It’s easy to feel as if you’re trapped on a certain path and that unseen forces are dictating your life, leaving you with little power to overcome your fate. But what if you were really imprisoned inside the as yet unfinished script for a terrible movie by a lazy, half-hearted writer who can’t think of anything more interesting than killing you in horrifying ways while being constantly hassled by an equally dull producer who threatens to replace him with Joko Anwar?
That is indeed the dilemma faced by those at the centre of Yusron Fuadi’s Indonesian meta horror, The Draft (Setan Alas!). The opening sequence follows them as they drive towards a remote country villa owned by rich girl Ani’s (Anggi Waluyo) recently divorced parents. As soon as they get there, they begin remarking on how it’s just like something out of an Indonesian horror movie complete with a Dutch cemetery not too far away and a creepy caretaker who seems to pop up out of nowhere. Predictably, the power’s gone out and the generator’s on the blink, so they’ll have to have atmospheric candles instead and obviously can’t get any phone signal to call for help. Ani’s also brought a photo of her apparently deceased younger sister, though none of that turns out to matter because the screenwriter’s about to forget about it.
All of this heavy exposition is delivered in a very knowing manner, as if mocking the tropes of the Indonesian horror movie while simultaneously indulging in them until the gang suddenly figure out that they’re just characters in a half-written screenplay which is why they can’t really remember much of their pasts. As such, they’re desperately in search of “god”, or the writer, who alone has control over their fates and seems to have ill intentions for them while their only means of defence is to force him into a rewrite so they won’t die. After a while, they begin to work out how they can manipulate this world by influencing the writer’s thoughts when their joking speculation about might what happen next gives him ideas, so they can also write into their dialogue that there’s a massive stash of arms in the basement that will be very useful against the surprise zombie hordes.
Meanwhile, in the real world, time passes for the writer who burns his motorbike and argues with his producer while constantly rewriting the screenplay to suit his preferences.
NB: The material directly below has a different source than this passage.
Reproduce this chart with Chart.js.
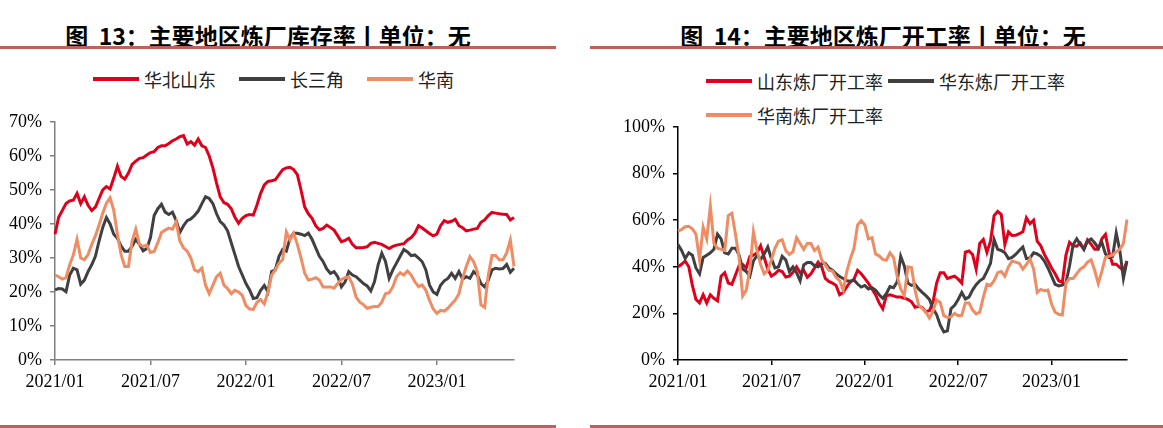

The gang joke that there can’t be that many zombies coming because CGI’s too expensive, and no one would give a film with dialogue this bad a budget big enough to pay for thousands of extras. The writer is damned if he does and damned if he doesn’t. He either writes the film the producer wants with its generic plot and stereotypical characters or he doesn’t get to make a film at all.
The characters too are protesting being a part of this project and fighting for a movie along with a better life in which they have more light and shade, actual backstories and personalities both they and the audience can invest in. But increasingly, their author leaves them hanging as the real interferes with his screenwriting dreams and years go by with no more “revisions” leaving this film a perpetually unfinished draft that he may pick up again some day more out of idleness that ambition. The dream world of the movie seems to be forever receding like the cliff edge that prevents the characters from leaving, the abandoned drafts burning away as stripping layers from their reality.
Trapped in this eternal state of limbo, they do at least realise they have an advantage and time to train, to write their own stories in the absence of their not quite so omniscient god. They might, after all, enjoy a life of “worldly pleasures without any consequences or commitment” while they wait as if this place too could be a kind of heaven free of any possible constraint save the inability to leave or to feel time passing and finally be allowed some kind of forward motion and growth. This project might be paused, indefinitely, and destined to live forever in the draw as an unfinished draft, but there might still be time to bring themselves into being while their inattentive creator perhaps does the same.
The Draft! is on UK and Ireland digital platforms 27 October.